Much was said about ‘gossip’ and the harm of it in local newspapers. A lengthy piece entitled “They Say” and attributed to an individual only identified as A. E. D. was published in a Auburn NY Daily Bulletin edition in June of 1873. It concerned the evil of gossip and warning of the destructive nature of indulging in character assassination in the ‘milder form of evil’ by prefacing the tale-telling with the phrase “they say” and concluding the thoughtful item with
Observe the speaker does not wish to give the unclean thing as from himself; he carries as it were, a pair of moral tongs, with which he handles the matter, and when he has put down the tongs he says, I am not dirty.
Henry went on to represent himself well, caring for his mother and his nieces and nephews and clearly left the impetuousness of youth behind.
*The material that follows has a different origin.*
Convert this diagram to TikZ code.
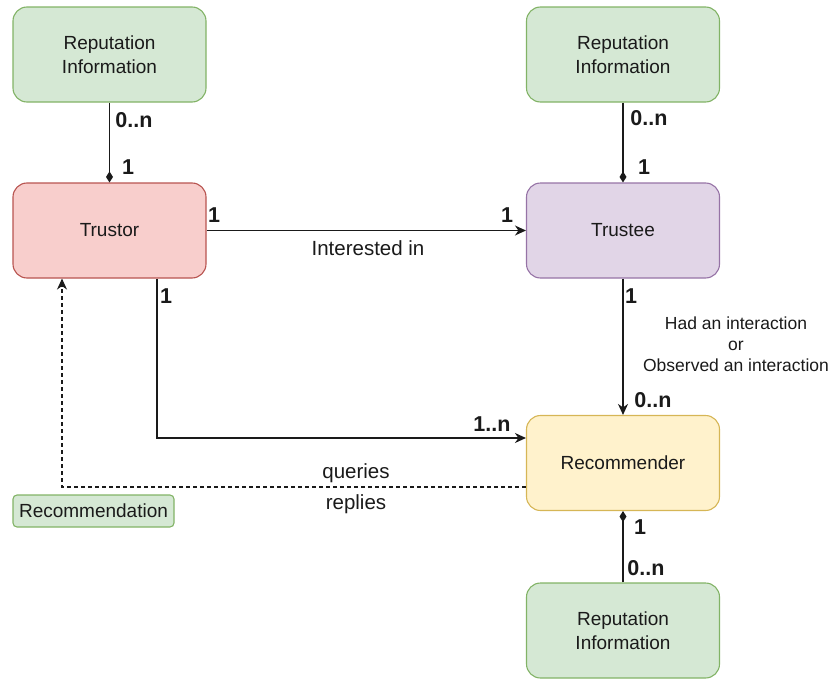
\documentclass[tikz,border=0pt]{standalone}
\usepackage{fontspec}
\setmainfont{Liberation Sans}
\usetikzlibrary{arrows.meta,positioning}

\definecolor{greenfill}{HTML}{D5E8D4}
\definecolor{greenline}{HTML}{82B366}
\definecolor{redfill}{HTML}{F8CECC}
\definecolor{redline}{HTML}{B85450}
\definecolor{purplefill}{HTML}{E1D5E7}
\definecolor{purpleline}{HTML}{9673A6}
\definecolor{yellowfill}{HTML}{FFF2CC}
\definecolor{yellowline}{HTML}{D6B656}
\definecolor{inkcol}{HTML}{1A1A1A}

\tikzset{
  box/.style={draw, line width=1.1pt, rounded corners=14pt,
    minimum width=193pt, minimum height=95pt, align=center,
    text=inkcol, font=\fontsize{19}{24}\selectfont, inner sep=0pt},
  repbox/.style={box, fill=greenfill, draw=greenline},
  conn/.style={draw=inkcol, line width=1.5pt},
  arr/.style={conn, -{Stealth[length=11pt,width=10pt,inset=3.5pt]}},
  dia/.style={conn, -{Diamond[length=11pt,width=7pt]}},
  mult/.style={font=\bfseries\fontsize{21.5}{24}\selectfont, text=inkcol, inner sep=0pt},
  elabel/.style={font=\fontsize{20.5}{24}\selectfont, text=inkcol, inner sep=0pt},
  smalllabel/.style={font=\fontsize{17.5}{21}\selectfont, text=inkcol, inner sep=0pt, align=center},
}

\begin{document}
\begin{tikzpicture}[x=1pt,y=1pt]
\useasboundingbox (0,0) rectangle (830,-680);

% entity boxes
\node[repbox] (repA) at (109.5,-54.5) {Reputation\\Information};
\node[box, fill=redfill, draw=redline] (trustor) at (109.5,-230.5) {Trustor};
\node[repbox] (repB) at (623,-54.5) {Reputation\\Information};
\node[box, fill=purplefill, draw=purpleline] (trustee) at (623,-230.5) {Trustee};
\node[box, fill=yellowfill, draw=yellowline] (rec) at (623,-463) {Recommender};
\node[repbox] (repC) at (623,-630.5) {Reputation\\Information};

% small tag
\node[draw=greenline, fill=greenfill, line width=1.1pt, rounded corners=4pt,
  minimum width=161pt, minimum height=32pt, inner sep=0pt, text=inkcol,
  font=\fontsize{19}{22}\selectfont] (tag) at (93.5,-511) {Recommendation};

% reputation links
\draw[dia] (repA) -- (trustor);
\draw[dia] (repB) -- (trustee);
\draw[dia] (repC) -- (rec);

% relations
\draw[arr] (trustor) -- (trustee);
\draw[arr] (trustee) -- (rec);
\draw[arr] ([xshift=47.5pt]trustor.south) |- ([yshift=25pt]rec.west);
\draw[arr, line width=1.1pt, dash pattern=on 4pt off 3pt]
  ([yshift=-24pt]rec.west) -| ([xshift=-47.5pt]trustor.south);

% multiplicities
\node[mult] (mA0) at (134,-120) {0..n};
\node[mult] (mA1) at (128,-167) {1};
\node[mult] (mB0) at (649,-118) {0..n};
\node[mult] (mB1) at (644,-167) {1};
\node[mult] (mT1) at (214,-215) {1};
\node[mult] (mE1) at (507,-215) {1};
\node[mult] (mE2) at (631,-296) {1};
\node[mult] (mR0) at (653,-400) {0..n};
\node[mult] (mS1) at (166,-296) {1};
\node[mult] (mR1) at (492,-424) {1..n};
\node[mult] (mC1) at (640,-527) {1};
\node[mult] (mC0) at (646,-568) {0..n};

% relation labels
\node[elabel] (lint) at (368,-248) {Interested in};
\node[elabel] (lq) at (356,-473) {queries};
\node[elabel] (lr) at (356,-504) {replies};
\node[smalllabel] (lhad) at (736,-344) {Had an interaction\\or\\Observed an interaction};
\end{tikzpicture}
\end{document}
His life was well documented and with many notable events and relationships to admire. When he died on January 20, 1911 in his village home, he left behind many who mourned his death. Henry left behind a sizable estate and generously provided for his surviving siblings and their children. And his funeral was Presbyterian.
And me? I have a photo of him with his dog. I am Henry’s great grand niece…and that makes his dog…the one that would never bite..my great grand dog, I suppose. Sweet.